Problem to solve ->
From the first line of the data below through the line holding "['11,2%', '10,3%', '10,2%', '8,8%', '6,5%', '5,4%', '47,6%'];", output each line exactly and leave the pictures out.

Given material ->
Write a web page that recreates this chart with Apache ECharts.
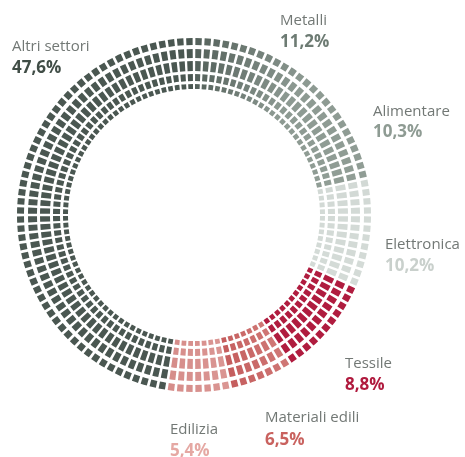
<!DOCTYPE html>
<html>
<head>
<meta charset="utf-8">
<script src="https://cdn.jsdelivr.net/npm/echarts@6/dist/echarts.min.js"></script>
<style>
  html, body { margin: 0; padding: 0; background: #fff; }
  #main { width: 465px; height: 457px; }
</style>
</head>
<body>
<div id="main"></div>
<script>
// sectors, clockwise from 12 o'clock
const categories = ['Metalli', 'Alimentare', 'Elettronica', 'Tessile', 'Materiali edili', 'Edilizia', 'Altri settori'];
const shares = [11.2, 10.3, 10.2, 8.8, 6.5, 5.4, 47.6];
const shareLabels = ['11,2%', '10,3%', '10,2%', '8,8%', '6,5%', '5,4%', '47,6%'];

// segment colours: [start, end] of a small gradient inside each sector
const segColors = [
    ['#53605a', '#8f9c94'],
    ['#8d9a92', '#909d95'],
    ['#d2d9d5', '#d4dbd7'],
    ['#b01c3f', '#b01c3f'],
    ['#d07a77', '#c45a5b'],
    ['#da9592', '#d68d8a'],
    ['#4a5751', '#4a5751']
];
const pctColors = ['#6d7b73', '#8e9b93', '#c9d0cc', '#b01a3e', '#c9625f', '#e5a8a3', '#404d46'];
const nameColor = '#727875';

// label anchors (left, middle of name line, middle of share line)
const labelPos = [
    [280, 21, 42], [373, 112, 132], [385, 245, 266], [345, 364, 385],
    [265, 418, 440], [170, 430, 451], [12, 47, 68]
];

// concentric bands of the ring [inner, outer]
const bands = [[126, 131], [134, 141], [144, 154], [157, 166], [170, 177]];
const segCount = 120;

function mix(a, b, t) {
    const pa = parseInt(a.slice(1), 16), pb = parseInt(b.slice(1), 16);
    const c = [16, 8, 0].map(s => {
        const x = (pa >> s) & 255, y = (pb >> s) & 255;
        return Math.round(x + (y - x) * t);
    });
    return 'rgb(' + c.join(',') + ')';
}

const total = shares.reduce((a, b) => a + b, 0);
const segData = [];
for (let i = 0; i < segCount; i++) {
    const p = (i + 0.5) / segCount * total;
    let acc = 0, k = 0;
    while (k < shares.length - 1 && p > acc + shares[k]) { acc += shares[k]; k++; }
    const t = (p - acc) / shares[k];
    segData.push({ value: 1, itemStyle: { color: mix(segColors[k][0], segColors[k][1], t) } });
}

const series = bands.map(b => ({
    type: 'pie',
    center: [194, 215],
    radius: b,
    startAngle: 90,
    clockwise: true,
    padAngle: 0.9,
    silent: true,
    animation: false,
    label: { show: false },
    labelLine: { show: false },
    data: segData
}));

const graphics = [];
categories.forEach((c, i) => {
    graphics.push({
        type: 'text', x: labelPos[i][0], y: labelPos[i][1],
        style: { text: c, fill: nameColor, font: '15px "Open Sans"', verticalAlign: 'middle' }
    });
    graphics.push({
        type: 'text', x: labelPos[i][0], y: labelPos[i][2],
        style: { text: shareLabels[i], fill: pctColors[i], font: 'bold 17px "Open Sans"', verticalAlign: 'middle' }
    });
});

const chart = echarts.init(document.getElementById('main'));
chart.setOption({
    backgroundColor: '#fff',
    animation: false,
    series: series,
    graphic: graphics
});
</script>
</body>
</html>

Solved exercise ->
Write a web page that recreates this chart with Apache ECharts.
<!DOCTYPE html>
<html>
<head>
<meta charset="utf-8">
<script src="https://cdn.jsdelivr.net/npm/echarts@6/dist/echarts.min.js"></script>
<style>
  html, body { margin: 0; padding: 0; background: #fff; }
  #main { width: 465px; height: 457px; }
</style>
</head>
<body>
<div id="main"></div>
<script>
// sectors, clockwise from 12 o'clock
const categories = ['Metalli', 'Alimentare', 'Elettronica', 'Tessile', 'Materiali edili', 'Edilizia', 'Altri settori'];
const shares = [11.2, 10.3, 10.2, 8.8, 6.5, 5.4, 47.6];
const shareLabels = ['11,2%', '10,3%', '10,2%', '8,8%', '6,5%', '5,4%', '47,6%'];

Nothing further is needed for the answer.